### Stated goal:
Starting from the line that contains "Generate a Python", copy every line exactly until the line that contains "x_out2 = [0, 0.5, 0.6, 0.7, 0.8, 0.9, 0.95, 0.95, 0.95]", which is also included.

### Raw data:
########################################
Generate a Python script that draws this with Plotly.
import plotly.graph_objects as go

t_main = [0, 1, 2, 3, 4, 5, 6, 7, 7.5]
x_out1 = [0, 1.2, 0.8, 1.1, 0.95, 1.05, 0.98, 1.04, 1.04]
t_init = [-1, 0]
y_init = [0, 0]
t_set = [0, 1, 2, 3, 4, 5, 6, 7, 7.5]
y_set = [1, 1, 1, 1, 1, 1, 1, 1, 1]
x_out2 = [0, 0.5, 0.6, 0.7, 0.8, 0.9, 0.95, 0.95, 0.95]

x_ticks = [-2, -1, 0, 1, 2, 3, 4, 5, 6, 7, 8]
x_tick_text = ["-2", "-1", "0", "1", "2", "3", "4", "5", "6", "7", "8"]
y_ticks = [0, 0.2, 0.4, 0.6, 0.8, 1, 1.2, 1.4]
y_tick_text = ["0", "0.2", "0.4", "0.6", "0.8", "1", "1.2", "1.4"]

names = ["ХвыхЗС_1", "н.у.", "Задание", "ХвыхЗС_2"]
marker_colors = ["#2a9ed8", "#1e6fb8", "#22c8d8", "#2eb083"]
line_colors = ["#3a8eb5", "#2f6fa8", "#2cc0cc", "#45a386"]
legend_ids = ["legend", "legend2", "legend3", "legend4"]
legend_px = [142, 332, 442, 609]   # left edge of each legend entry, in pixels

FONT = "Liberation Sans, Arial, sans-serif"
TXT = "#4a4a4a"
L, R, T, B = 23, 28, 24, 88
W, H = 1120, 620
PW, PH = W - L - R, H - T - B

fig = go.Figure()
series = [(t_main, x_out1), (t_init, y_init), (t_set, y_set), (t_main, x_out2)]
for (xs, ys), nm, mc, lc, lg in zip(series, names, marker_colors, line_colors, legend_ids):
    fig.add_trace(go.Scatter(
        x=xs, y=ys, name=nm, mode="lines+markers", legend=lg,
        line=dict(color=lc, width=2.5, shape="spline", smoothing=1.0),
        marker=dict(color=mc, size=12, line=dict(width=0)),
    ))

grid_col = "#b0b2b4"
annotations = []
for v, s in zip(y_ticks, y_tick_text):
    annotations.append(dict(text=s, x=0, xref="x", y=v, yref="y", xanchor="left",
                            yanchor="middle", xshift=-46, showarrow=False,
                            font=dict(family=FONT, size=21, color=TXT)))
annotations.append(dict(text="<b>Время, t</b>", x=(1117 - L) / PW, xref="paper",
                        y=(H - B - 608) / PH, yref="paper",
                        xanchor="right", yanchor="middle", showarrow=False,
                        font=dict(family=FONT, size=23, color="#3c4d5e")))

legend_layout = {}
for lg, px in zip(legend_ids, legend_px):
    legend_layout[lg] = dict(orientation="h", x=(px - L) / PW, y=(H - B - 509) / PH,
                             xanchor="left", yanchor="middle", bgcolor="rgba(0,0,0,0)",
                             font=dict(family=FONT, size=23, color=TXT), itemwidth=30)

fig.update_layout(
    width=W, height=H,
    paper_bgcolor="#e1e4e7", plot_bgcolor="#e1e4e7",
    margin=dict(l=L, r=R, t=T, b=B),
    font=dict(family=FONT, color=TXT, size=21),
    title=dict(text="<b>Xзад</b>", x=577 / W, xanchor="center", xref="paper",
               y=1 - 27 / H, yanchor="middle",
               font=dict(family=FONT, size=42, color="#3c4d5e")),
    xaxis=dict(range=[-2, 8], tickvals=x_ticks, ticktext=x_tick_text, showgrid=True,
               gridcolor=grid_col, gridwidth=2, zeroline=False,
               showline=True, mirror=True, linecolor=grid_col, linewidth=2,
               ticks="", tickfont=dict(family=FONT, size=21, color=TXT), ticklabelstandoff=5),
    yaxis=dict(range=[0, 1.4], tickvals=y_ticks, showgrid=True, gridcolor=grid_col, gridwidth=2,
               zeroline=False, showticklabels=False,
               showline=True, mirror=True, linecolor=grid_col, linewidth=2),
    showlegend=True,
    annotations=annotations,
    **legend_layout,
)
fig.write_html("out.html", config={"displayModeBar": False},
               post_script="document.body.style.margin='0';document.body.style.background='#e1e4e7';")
########################################
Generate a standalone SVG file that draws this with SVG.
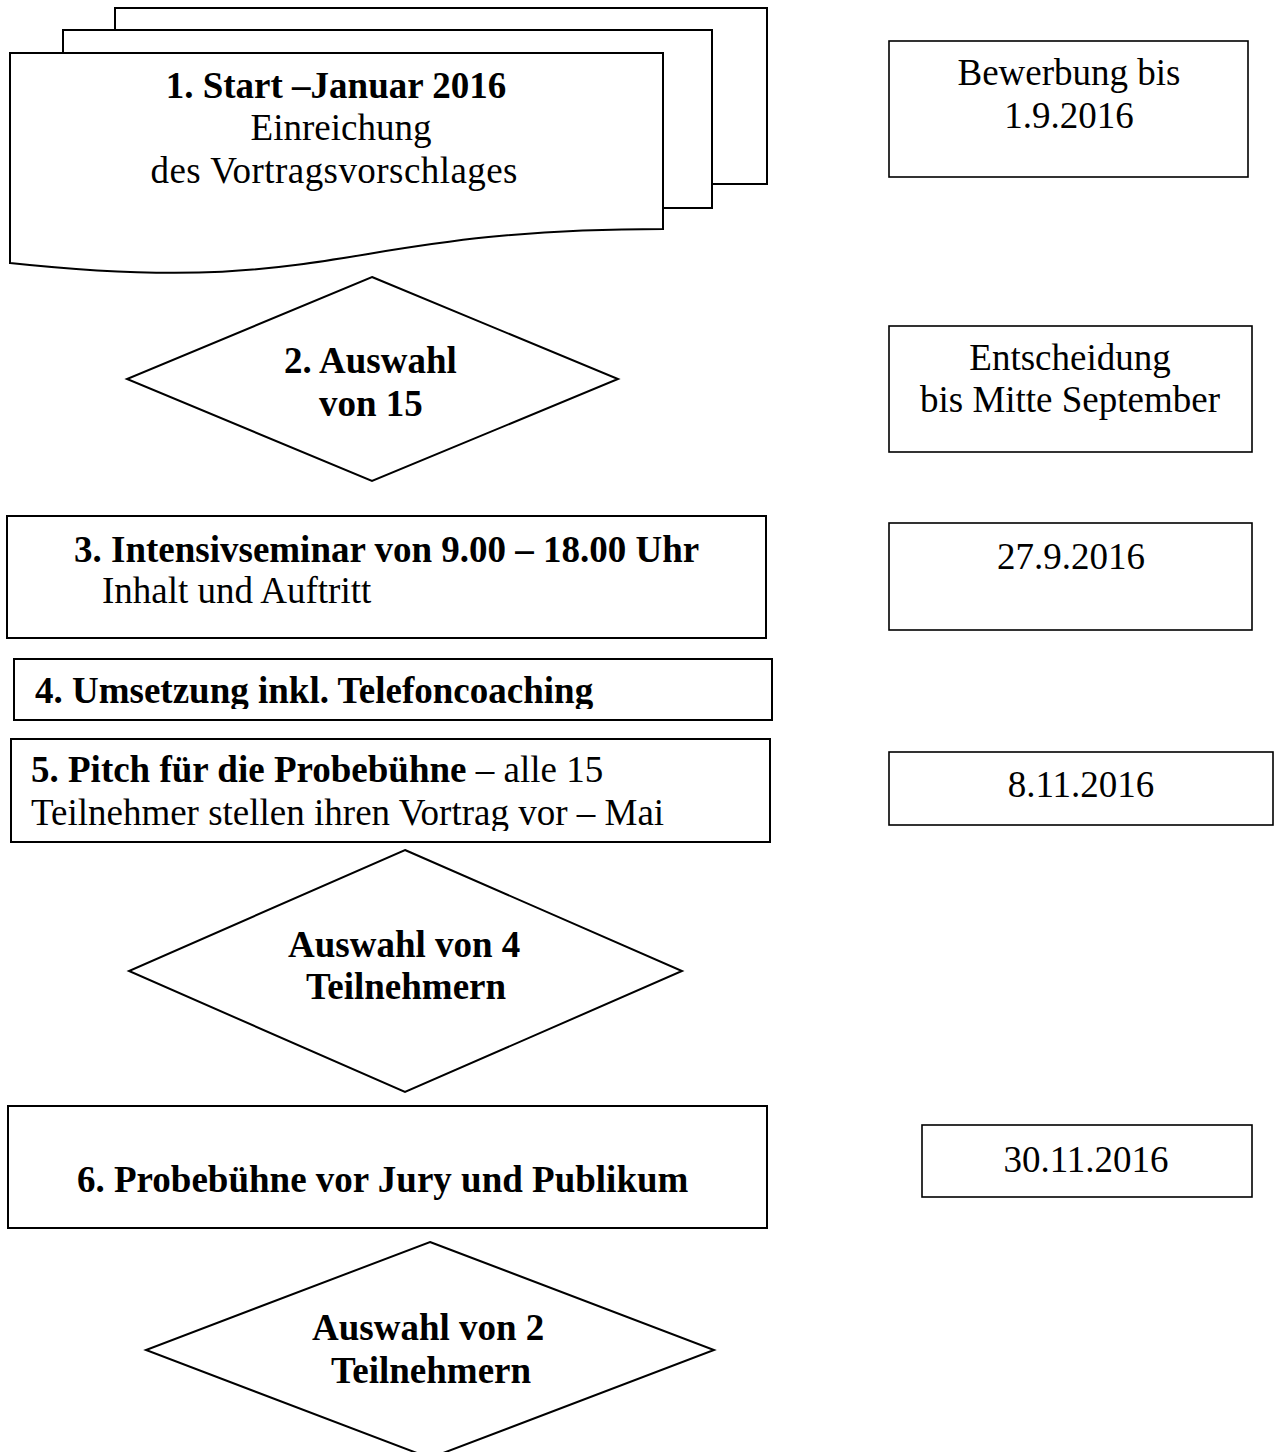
########################################
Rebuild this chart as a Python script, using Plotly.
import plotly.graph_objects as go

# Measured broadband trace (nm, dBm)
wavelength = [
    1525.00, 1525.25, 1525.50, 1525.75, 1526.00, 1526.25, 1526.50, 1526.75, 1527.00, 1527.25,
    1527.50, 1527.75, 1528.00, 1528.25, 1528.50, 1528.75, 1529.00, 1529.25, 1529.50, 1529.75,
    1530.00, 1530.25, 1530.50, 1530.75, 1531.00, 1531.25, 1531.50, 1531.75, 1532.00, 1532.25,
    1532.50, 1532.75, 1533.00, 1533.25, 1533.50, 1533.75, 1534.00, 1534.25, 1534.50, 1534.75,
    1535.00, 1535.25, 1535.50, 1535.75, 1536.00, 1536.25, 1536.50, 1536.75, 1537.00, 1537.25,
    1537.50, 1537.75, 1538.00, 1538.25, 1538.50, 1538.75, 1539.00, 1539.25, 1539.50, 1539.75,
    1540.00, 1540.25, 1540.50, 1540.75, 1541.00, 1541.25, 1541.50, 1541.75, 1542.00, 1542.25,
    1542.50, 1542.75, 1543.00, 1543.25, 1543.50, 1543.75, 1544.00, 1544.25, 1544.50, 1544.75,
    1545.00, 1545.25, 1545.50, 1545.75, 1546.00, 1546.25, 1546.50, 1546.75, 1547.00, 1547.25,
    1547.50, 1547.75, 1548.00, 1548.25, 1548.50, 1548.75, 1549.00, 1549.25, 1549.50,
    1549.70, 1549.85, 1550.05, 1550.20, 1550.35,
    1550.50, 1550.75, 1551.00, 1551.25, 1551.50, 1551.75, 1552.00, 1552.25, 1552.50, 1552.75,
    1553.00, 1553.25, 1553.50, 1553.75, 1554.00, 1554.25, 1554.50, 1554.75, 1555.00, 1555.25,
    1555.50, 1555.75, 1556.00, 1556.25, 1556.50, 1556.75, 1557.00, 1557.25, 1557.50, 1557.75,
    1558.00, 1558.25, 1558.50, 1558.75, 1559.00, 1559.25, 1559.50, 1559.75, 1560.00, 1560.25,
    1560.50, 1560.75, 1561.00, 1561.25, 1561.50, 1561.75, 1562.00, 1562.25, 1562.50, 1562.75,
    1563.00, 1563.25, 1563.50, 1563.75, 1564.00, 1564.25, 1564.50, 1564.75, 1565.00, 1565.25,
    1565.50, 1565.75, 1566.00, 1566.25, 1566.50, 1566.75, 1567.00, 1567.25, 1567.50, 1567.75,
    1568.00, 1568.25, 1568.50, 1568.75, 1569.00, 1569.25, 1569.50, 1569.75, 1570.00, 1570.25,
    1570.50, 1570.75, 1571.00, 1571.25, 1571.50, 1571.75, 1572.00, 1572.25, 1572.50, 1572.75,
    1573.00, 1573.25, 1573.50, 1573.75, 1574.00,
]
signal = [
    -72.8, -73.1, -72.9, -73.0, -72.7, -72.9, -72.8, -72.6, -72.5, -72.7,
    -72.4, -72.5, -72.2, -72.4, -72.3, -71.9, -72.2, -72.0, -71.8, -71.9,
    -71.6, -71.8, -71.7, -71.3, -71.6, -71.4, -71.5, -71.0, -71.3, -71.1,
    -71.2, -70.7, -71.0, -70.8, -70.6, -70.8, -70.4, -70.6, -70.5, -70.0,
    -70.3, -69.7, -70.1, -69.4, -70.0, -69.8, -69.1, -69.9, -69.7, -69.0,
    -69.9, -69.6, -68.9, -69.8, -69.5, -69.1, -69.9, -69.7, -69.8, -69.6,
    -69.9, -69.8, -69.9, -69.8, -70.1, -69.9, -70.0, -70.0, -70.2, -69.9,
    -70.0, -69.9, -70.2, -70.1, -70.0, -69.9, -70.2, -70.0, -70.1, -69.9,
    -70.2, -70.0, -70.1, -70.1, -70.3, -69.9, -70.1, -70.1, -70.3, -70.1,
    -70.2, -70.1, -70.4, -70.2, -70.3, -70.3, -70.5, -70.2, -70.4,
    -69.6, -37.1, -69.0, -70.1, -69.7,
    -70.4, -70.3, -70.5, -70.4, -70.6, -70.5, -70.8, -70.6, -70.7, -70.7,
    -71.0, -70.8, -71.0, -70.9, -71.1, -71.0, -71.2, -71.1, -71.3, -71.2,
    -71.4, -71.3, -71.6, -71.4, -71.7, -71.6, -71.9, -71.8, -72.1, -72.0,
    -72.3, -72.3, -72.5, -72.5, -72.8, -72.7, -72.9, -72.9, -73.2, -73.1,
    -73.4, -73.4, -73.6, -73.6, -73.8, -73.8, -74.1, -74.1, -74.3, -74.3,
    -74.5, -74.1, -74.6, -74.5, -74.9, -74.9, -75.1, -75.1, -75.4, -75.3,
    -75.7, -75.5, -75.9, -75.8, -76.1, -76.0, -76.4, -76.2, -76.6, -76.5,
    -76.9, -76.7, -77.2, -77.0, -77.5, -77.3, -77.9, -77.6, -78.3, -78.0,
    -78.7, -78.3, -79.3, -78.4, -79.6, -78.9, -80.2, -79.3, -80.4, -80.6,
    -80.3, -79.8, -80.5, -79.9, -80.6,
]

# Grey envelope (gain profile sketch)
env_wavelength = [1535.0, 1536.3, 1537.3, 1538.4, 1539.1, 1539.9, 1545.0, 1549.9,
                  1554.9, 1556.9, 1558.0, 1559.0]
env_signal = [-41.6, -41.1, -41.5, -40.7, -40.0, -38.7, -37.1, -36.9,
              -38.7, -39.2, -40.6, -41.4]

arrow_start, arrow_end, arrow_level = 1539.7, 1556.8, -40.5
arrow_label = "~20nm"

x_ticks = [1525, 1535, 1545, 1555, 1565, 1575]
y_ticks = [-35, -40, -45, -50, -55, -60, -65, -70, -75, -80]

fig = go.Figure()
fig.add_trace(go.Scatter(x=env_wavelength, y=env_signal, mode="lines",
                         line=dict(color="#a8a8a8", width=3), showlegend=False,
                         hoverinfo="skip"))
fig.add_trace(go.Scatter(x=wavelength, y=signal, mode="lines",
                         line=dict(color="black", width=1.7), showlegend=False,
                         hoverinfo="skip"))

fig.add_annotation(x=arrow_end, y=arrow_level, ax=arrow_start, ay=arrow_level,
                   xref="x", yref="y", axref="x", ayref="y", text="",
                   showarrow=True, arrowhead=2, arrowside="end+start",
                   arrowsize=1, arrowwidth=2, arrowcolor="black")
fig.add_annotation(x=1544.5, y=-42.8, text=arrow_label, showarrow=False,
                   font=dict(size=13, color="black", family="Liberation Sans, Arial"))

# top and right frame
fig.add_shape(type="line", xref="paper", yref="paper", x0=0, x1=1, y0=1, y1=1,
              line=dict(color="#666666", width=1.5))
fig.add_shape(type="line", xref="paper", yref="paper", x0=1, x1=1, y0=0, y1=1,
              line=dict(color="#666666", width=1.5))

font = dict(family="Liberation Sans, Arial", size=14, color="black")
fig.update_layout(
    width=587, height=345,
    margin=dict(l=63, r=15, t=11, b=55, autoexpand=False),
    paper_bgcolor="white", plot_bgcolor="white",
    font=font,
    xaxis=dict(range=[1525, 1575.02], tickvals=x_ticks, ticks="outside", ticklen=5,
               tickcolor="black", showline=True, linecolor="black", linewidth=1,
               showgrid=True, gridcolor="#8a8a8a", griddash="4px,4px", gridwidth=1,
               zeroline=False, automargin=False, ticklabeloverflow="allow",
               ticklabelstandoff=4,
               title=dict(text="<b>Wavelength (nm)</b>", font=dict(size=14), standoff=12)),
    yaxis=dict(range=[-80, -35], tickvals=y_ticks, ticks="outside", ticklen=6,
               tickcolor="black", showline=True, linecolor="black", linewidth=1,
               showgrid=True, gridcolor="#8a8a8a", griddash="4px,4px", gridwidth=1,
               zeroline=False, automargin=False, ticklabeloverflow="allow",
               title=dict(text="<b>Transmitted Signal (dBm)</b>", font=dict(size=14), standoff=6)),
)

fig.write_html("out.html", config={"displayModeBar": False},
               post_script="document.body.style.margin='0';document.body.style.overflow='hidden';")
########################################
### Result for this task:
Generate a Python script that draws this with Plotly.
import plotly.graph_objects as go

t_main = [0, 1, 2, 3, 4, 5, 6, 7, 7.5]
x_out1 = [0, 1.2, 0.8, 1.1, 0.95, 1.05, 0.98, 1.04, 1.04]
t_init = [-1, 0]
y_init = [0, 0]
t_set = [0, 1, 2, 3, 4, 5, 6, 7, 7.5]
y_set = [1, 1, 1, 1, 1, 1, 1, 1, 1]
x_out2 = [0, 0.5, 0.6, 0.7, 0.8, 0.9, 0.95, 0.95, 0.95]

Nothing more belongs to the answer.